*** Provided material
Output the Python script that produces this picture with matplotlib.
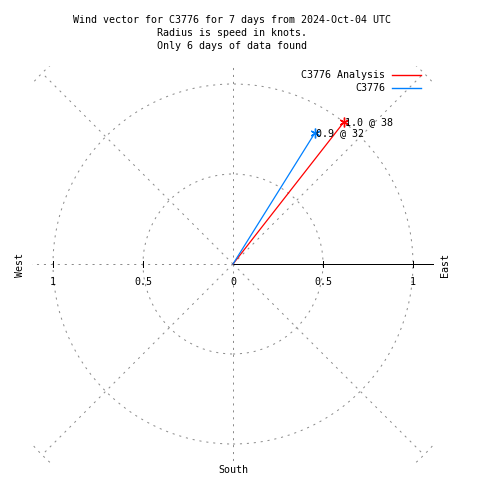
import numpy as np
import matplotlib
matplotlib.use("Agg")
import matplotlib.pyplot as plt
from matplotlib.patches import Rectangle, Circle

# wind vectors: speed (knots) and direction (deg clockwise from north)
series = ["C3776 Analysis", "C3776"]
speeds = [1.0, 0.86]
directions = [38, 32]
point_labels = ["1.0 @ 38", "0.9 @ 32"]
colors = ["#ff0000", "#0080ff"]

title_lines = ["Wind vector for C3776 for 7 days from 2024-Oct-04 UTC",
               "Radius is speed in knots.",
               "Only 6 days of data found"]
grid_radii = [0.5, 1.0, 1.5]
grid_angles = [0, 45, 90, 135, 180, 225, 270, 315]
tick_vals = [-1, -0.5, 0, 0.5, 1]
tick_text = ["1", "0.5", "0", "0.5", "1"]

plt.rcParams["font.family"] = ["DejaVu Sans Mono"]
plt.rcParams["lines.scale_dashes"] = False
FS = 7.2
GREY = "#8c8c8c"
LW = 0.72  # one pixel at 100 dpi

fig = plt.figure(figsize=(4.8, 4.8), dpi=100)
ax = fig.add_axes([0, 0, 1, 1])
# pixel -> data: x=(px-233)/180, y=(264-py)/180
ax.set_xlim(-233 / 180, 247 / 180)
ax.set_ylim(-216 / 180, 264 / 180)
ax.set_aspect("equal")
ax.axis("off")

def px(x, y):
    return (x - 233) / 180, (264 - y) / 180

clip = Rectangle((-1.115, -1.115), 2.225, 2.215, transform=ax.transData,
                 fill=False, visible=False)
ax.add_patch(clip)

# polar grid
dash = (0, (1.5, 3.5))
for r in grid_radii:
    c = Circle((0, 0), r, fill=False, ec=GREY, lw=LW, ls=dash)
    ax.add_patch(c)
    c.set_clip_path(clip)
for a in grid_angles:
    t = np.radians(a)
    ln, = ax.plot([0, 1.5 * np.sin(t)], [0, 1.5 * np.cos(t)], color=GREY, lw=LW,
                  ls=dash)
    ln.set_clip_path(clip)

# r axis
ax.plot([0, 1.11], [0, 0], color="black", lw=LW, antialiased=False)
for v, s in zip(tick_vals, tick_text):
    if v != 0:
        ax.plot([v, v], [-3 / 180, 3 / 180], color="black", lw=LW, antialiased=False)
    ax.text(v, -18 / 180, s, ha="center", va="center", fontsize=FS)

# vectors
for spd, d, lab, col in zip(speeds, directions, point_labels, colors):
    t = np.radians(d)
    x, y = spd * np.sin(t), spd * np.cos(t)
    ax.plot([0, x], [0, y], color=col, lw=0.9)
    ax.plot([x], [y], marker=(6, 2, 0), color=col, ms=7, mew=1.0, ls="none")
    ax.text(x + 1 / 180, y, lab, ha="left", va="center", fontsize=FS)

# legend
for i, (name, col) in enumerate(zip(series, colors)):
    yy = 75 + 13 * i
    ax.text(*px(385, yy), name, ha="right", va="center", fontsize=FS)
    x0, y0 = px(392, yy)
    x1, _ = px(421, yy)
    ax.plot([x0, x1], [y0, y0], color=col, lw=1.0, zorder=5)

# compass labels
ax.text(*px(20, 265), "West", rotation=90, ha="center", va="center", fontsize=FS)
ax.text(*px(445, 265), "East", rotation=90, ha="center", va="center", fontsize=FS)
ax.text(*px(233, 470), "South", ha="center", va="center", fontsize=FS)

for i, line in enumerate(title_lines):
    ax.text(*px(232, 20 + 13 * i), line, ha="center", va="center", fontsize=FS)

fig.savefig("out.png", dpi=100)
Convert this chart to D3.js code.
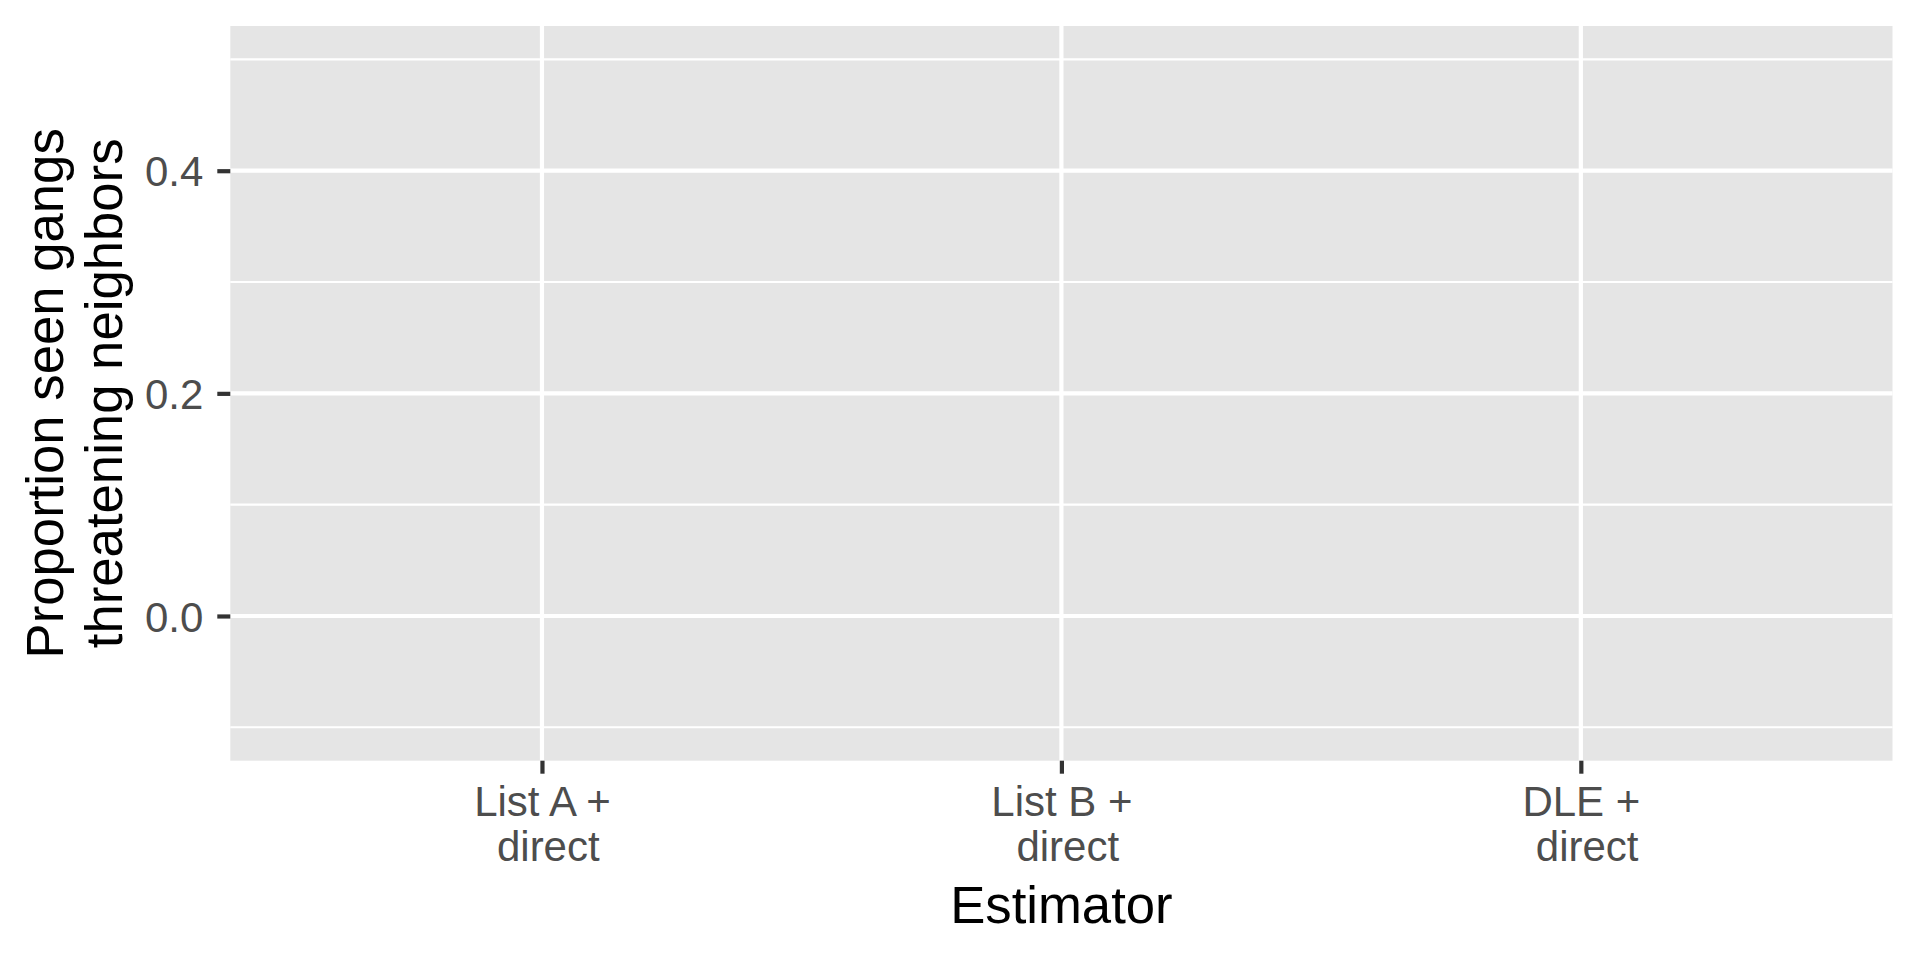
******
Written exercise
Make a word-for-word copy of the entries, without any pictures.

Result of this exercise
Output the Python script that produces this picture with matplotlib.
import numpy as np
import matplotlib
matplotlib.use("Agg")
import matplotlib.pyplot as plt
from matplotlib.patches import Rectangle, Circle

# wind vectors: speed (knots) and direction (deg clockwise from north)
series = ["C3776 Analysis", "C3776"]
speeds = [1.0, 0.86]
directions = [38, 32]
point_labels = ["1.0 @ 38", "0.9 @ 32"]
colors = ["#ff0000", "#0080ff"]

title_lines = ["Wind vector for C3776 for 7 days from 2024-Oct-04 UTC",
               "Radius is speed in knots.",
               "Only 6 days of data found"]
grid_radii = [0.5, 1.0, 1.5]
grid_angles = [0, 45, 90, 135, 180, 225, 270, 315]
tick_vals = [-1, -0.5, 0, 0.5, 1]
tick_text = ["1", "0.5", "0", "0.5", "1"]

plt.rcParams["font.family"] = ["DejaVu Sans Mono"]
plt.rcParams["lines.scale_dashes"] = False
FS = 7.2
GREY = "#8c8c8c"
LW = 0.72  # one pixel at 100 dpi

fig = plt.figure(figsize=(4.8, 4.8), dpi=100)
ax = fig.add_axes([0, 0, 1, 1])
# pixel -> data: x=(px-233)/180, y=(264-py)/180
ax.set_xlim(-233 / 180, 247 / 180)
ax.set_ylim(-216 / 180, 264 / 180)
ax.set_aspect("equal")
ax.axis("off")

def px(x, y):
    return (x - 233) / 180, (264 - y) / 180

clip = Rectangle((-1.115, -1.115), 2.225, 2.215, transform=ax.transData,
                 fill=False, visible=False)
ax.add_patch(clip)

# polar grid
dash = (0, (1.5, 3.5))
for r in grid_radii:
    c = Circle((0, 0), r, fill=False, ec=GREY, lw=LW, ls=dash)
    ax.add_patch(c)
    c.set_clip_path(clip)
for a in grid_angles:
    t = np.radians(a)
    ln, = ax.plot([0, 1.5 * np.sin(t)], [0, 1.5 * np.cos(t)], color=GREY, lw=LW,
                  ls=dash)
    ln.set_clip_path(clip)

# r axis
ax.plot([0, 1.11], [0, 0], color="black", lw=LW, antialiased=False)
for v, s in zip(tick_vals, tick_text):
    if v != 0:
        ax.plot([v, v], [-3 / 180, 3 / 180], color="black", lw=LW, antialiased=False)
    ax.text(v, -18 / 180, s, ha="center", va="center", fontsize=FS)

# vectors
for spd, d, lab, col in zip(speeds, directions, point_labels, colors):
    t = np.radians(d)
    x, y = spd * np.sin(t), spd * np.cos(t)
    ax.plot([0, x], [0, y], color=col, lw=0.9)
    ax.plot([x], [y], marker=(6, 2, 0), color=col, ms=7, mew=1.0, ls="none")
    ax.text(x + 1 / 180, y, lab, ha="left", va="center", fontsize=FS)

# legend
for i, (name, col) in enumerate(zip(series, colors)):
    yy = 75 + 13 * i
    ax.text(*px(385, yy), name, ha="right", va="center", fontsize=FS)
    x0, y0 = px(392, yy)
    x1, _ = px(421, yy)
    ax.plot([x0, x1], [y0, y0], color=col, lw=1.0, zorder=5)

# compass labels
ax.text(*px(20, 265), "West", rotation=90, ha="center", va="center", fontsize=FS)
ax.text(*px(445, 265), "East", rotation=90, ha="center", va="center", fontsize=FS)
ax.text(*px(233, 470), "South", ha="center", va="center", fontsize=FS)

for i, line in enumerate(title_lines):
    ax.text(*px(232, 20 + 13 * i), line, ha="center", va="center", fontsize=FS)

fig.savefig("out.png", dpi=100)
Convert this chart to D3.js code.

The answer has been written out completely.